Twenty years ago Conservative political hegemony was total. Now the progressive political settlement completely dominates. No one seriously questions the importance of society, the centrality of public services, the urgent need to end poverty and widen opportunity. A pivotal moment in the 1987 election campaign was Margaret Thatcher’s defence of private medicine. She said that she wanted to go into hospital “on the day that I want, at the time that I want, and with the doctor that I want”. Last week David Cameron said that Labour’s ten goals for the NHS laid out in the 2000 White Paper should be enshrined into law. New Labour has changed the political landscape almost completely.
This is an extraordinary achievement by Mr Blair, who with Clement Attlee and Margaret Thatcher has the rare post-war distinction of being a political leader who genuinely established a new political hegemony. As new Labour has changed, so too has Britain – The Economist describing “a period of extraordinary prosperity” with less poverty, less crime and renewed political clout. In the Blair years Britain has become more tolerant, more modern and more at ease with itself in a postwar, postimperial era. This did not happen by chance but through a series of brave modernising choices ranging from the independence of the Bank of England to the devolution of power, to gay adoption, to the public-private provision of public services.
It is true that the pace of modernisation has been uneven.
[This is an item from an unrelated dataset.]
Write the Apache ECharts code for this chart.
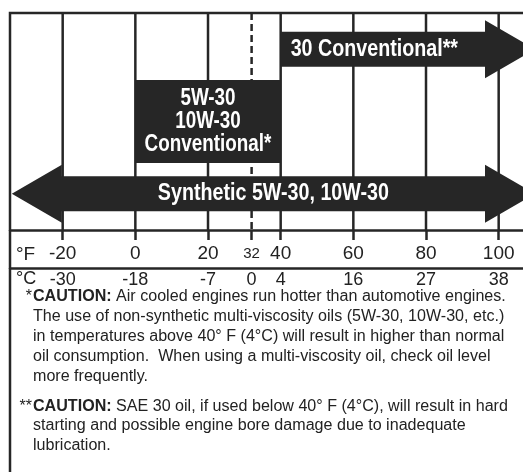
<!DOCTYPE html>
<html>
<head>
<meta charset="utf-8">
<script src="https://cdn.jsdelivr.net/npm/echarts@6/dist/echarts.min.js"></script>
<style>
  html, body { margin: 0; padding: 0; background: #fff; }
  #chart { width: 523px; height: 472px; }
</style>
</head>
<body>
<div id="chart"></div>
<script>
// Temperature ticks (°F) along the scale, and the matching °C labels
const fTicks = [-20, 0, 20, 32, 40, 60, 80, 100];
const cTickLabels = ['-30', '-18', '-7', '0', '4', '16', '27', '38'];
const freezingF = 32;

// Oil grades and the temperature range (°F) each one covers
const oilNames = ['30 Conventional**', '5W-30\n10W-30\nConventional*', 'Synthetic 5W-30, 10W-30'];
const oilFrom = [40, 0, -34];
const oilTo = [110, 40, 110];
// Ranges that continue past the ends of the scale get arrowheads
const openBelow = [false, false, true];
const openAbove = [true, false, true];

// Footnotes printed under the scale
const note1 = [
  'The use of non-synthetic multi-viscosity oils (5W-30, 10W-30, etc.)',
  'in temperatures above 40\u00B0 F (4\u00B0C) will result in higher than normal',
  'oil consumption.  When using a multi-viscosity oil, check oil level',
  'more frequently.'
];
const note1Lead = ' Air cooled engines run hotter than automotive engines.';
const note2Lead = ' SAE 30 oil, if used below 40\u00B0 F (4\u00B0C), will result in hard';
const note2 = [
  'starting and possible engine bore damage due to inadequate',
  'lubrication.'
];

const INK = '#262626';
const SANS = "'Liberation Sans', Arial, Helvetica, sans-serif";
const NOTE_FONT = '16px ' + SANS;
const NOTE_SCALE = 1.005;
const BANNER_SCALE = 0.82;

const chart = echarts.init(document.getElementById('chart'), null, { renderer: 'canvas' });

function bannerText(text, x, y, size, align) {
  return {
    type: 'text', x: x, y: y, scaleX: BANNER_SCALE,
    style: { text: text, x: 0, y: 0, align: align || 'center', verticalAlign: 'middle',
      fill: '#fff', font: 'bold ' + size + 'px ' + SANS, lineHeight: 23 }
  };
}

function renderOil(params, api) {
  const i = params.dataIndex;
  const a = api.coord([api.value(0), api.value(2)]);
  const b = api.coord([api.value(1), api.value(2)]);
  const cy = a[1];
  const xa = a[0], xb = b[0];
  const lo = openBelow[i], hi = openAbove[i];
  const children = [];
  if (!lo && !hi) {
    // closed range: a solid block with the grade names stacked inside
    const h = 83;
    children.push({ type: 'rect', shape: { x: xa, y: cy - h / 2, width: xb - xa, height: h },
      style: { fill: INK } });
    children.push(bannerText(oilNames[i], (xa + xb) / 2, cy, 23));
  } else {
    // open range: an arrow pointing past the end(s) of the scale
    const bh = 17.5, hh = 29, hl = 50;
    const pts = [];
    if (lo) { pts.push([xa, cy], [xa + hl, cy - hh], [xa + hl, cy - bh]); }
    else { pts.push([xa, cy - bh]); }
    if (hi) { pts.push([xb - hl, cy - bh], [xb - hl, cy - hh], [xb, cy], [xb - hl, cy + hh], [xb - hl, cy + bh]); }
    else { pts.push([xb, cy - bh], [xb, cy + bh]); }
    if (lo) { pts.push([xa + hl, cy + bh], [xa + hl, cy + hh]); }
    else { pts.push([xa, cy + bh]); }
    children.push({ type: 'polygon', shape: { points: pts }, style: { fill: INK } });
    const bodyL = lo ? xa + hl : xa;
    const bodyR = hi ? xb - hl : xb;
    if (lo && hi) {
      children.push(bannerText(oilNames[i], (bodyL + bodyR) / 2, cy, 24));
    } else {
      children.push(bannerText(oilNames[i], bodyL + 10, cy, 24, 'left'));
    }
  }
  return { type: 'group', children: children };
}

function renderGridLine(params, api) {
  const v = api.value(0);
  const x = api.coord([v, 0])[0];
  const cs = params.coordSys;
  return {
    type: 'line',
    shape: { x1: x, y1: cs.y, x2: x, y2: cs.y + cs.height },
    style: { stroke: INK, lineWidth: 2.5, lineDash: v === freezingF ? [7, 4] : null }
  };
}

function noteText(text, x, y) {
  return {
    type: 'text', x: x, y: y, scaleX: NOTE_SCALE,
    style: { text: text, x: 0, y: 0, verticalAlign: 'middle', font: NOTE_FONT, fill: '#222',
      rich: { b: { font: 'bold ' + NOTE_FONT, fill: '#222' } } }
  };
}

const graphics = [
  { type: 'rect', z: 0, silent: true,
    shape: { x: 10, y: 13, width: 700, height: 700 },
    style: { fill: null, stroke: INK, lineWidth: 2.5 } },
  { type: 'text', style: { text: '\u00B0F', x: 16, y: 255, verticalAlign: 'middle', font: '19px ' + SANS, fill: '#222' } },
  { type: 'text', style: { text: '\u00B0C', x: 16, y: 279, verticalAlign: 'middle', font: '18px ' + SANS, fill: '#222' } },
  { type: 'text', style: { text: '*', x: 32, y: 297, align: 'right', verticalAlign: 'middle', font: NOTE_FONT, fill: '#222' } },
  noteText('{b|CAUTION:}' + note1Lead, 33, 297),
  { type: 'text', style: { text: '**', x: 32, y: 407, align: 'right', verticalAlign: 'middle', font: NOTE_FONT, fill: '#222' } },
  noteText('{b|CAUTION:}' + note2Lead, 33, 407)
];
note1.forEach((t, k) => graphics.push(noteText(t, 33, 317 + k * 19.7)));
note2.forEach((t, k) => graphics.push(noteText(t, 33, 426 + k * 19.7)));

const option = {
  animation: false,
  backgroundColor: '#fff',
  grid: { left: 10, top: 13, width: 525, height: 217, outerBoundsMode: 'none', containLabel: false },
  xAxis: [
    {
      type: 'value', min: -34.5, max: 110, position: 'bottom',
      axisLine: { show: true, lineStyle: { color: INK, width: 2.5 } },
      axisTick: { show: true, customValues: fTicks, length: 10, inside: false,
        lineStyle: { color: INK, width: 2.5 } },
      axisLabel: {
        customValues: fTicks, margin: 13, fontSize: 19, lineHeight: 22,
        fontFamily: SANS, color: '#222', hideOverlap: false,
        formatter: v => v === freezingF ? '{s|' + v + '}' : String(v),
        rich: { s: { fontSize: 15, lineHeight: 22, fontFamily: SANS, color: '#222' } }
      },
      splitLine: { show: false }
    },
    {
      type: 'value', min: -34.5, max: 110, position: 'bottom', offset: 38,
      axisLine: { show: true, lineStyle: { color: INK, width: 2.5 } },
      axisTick: { show: false },
      axisLabel: {
        customValues: fTicks, margin: 1, fontSize: 18, lineHeight: 22,
        fontFamily: SANS, color: '#222', hideOverlap: false,
        formatter: v => cTickLabels[fTicks.indexOf(v)]
      },
      splitLine: { show: false }
    }
  ],
  yAxis: {
    type: 'category', inverse: true,
    data: oilNames,
    axisLine: { show: false }, axisTick: { show: false }, axisLabel: { show: false },
    splitLine: { show: false }
  },
  graphic: graphics,
  series: [
    {
      type: 'custom', name: 'grid', z: 1, silent: true, clip: false,
      data: fTicks.map(v => [v, 0]),
      encode: { x: 0, y: 1 },
      renderItem: renderGridLine
    },
    {
      type: 'custom', name: 'oils', z: 5, silent: true, clip: false,
      data: oilNames.map((n, i) => [oilFrom[i], oilTo[i], i]),
      encode: { x: [0, 1], y: 2 },
      renderItem: renderOil
    }
  ]
};

chart.setOption(option);
</script>
</body>
</html>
It took time for Labour to find its feet with public service reform and it was only in his 2003 conference speech that Mr Blair was really able to articulate his public service vision: “Choice has always been there for the well-off. What is unfair is not the right to choose, not the pursuit of excellence, but where that choice and that excellence depends on your wealth not your need.” This was the exact opposite of what Mrs Thatcher had said 20 years ago.
It has been in Blair’s third term that most progress has been made towards turning that vision into serious policy reality, with choice becoming a given in the NHS and our education system now genuinely moving towards diversity. It is clear that modernisation has filled out as a concept over the years of government, gradually emerging as a big idea based on giving power to individuals in a world of change. Empowerment was always intrinsic to new Labour, based as it is on the need to respect and connect with the aspirations of a changing electorate, but only now has it emerged as the dominant idea for the next stage of modernisation.
Could new Labour have done more and done it faster? Of course. But politics is always a journey, and it is impossible to know when you start what you will have learnt by the end. All you can do is relentlessly change, and always seek to seize the future, knowing that the revolution can never, ever be finished. New Labour retains its extraordinary political dominance because it had the courage to change. Now it changes again, and the reforming power of a new leader is unleashed.
Certainly Gordon Brown will be different, and so he should be, but the long arc of modernisation will not be broken. Tomorrow Tony Blair leaves the stage, but the future remains new Labour, the only party of genuine change in Britain today.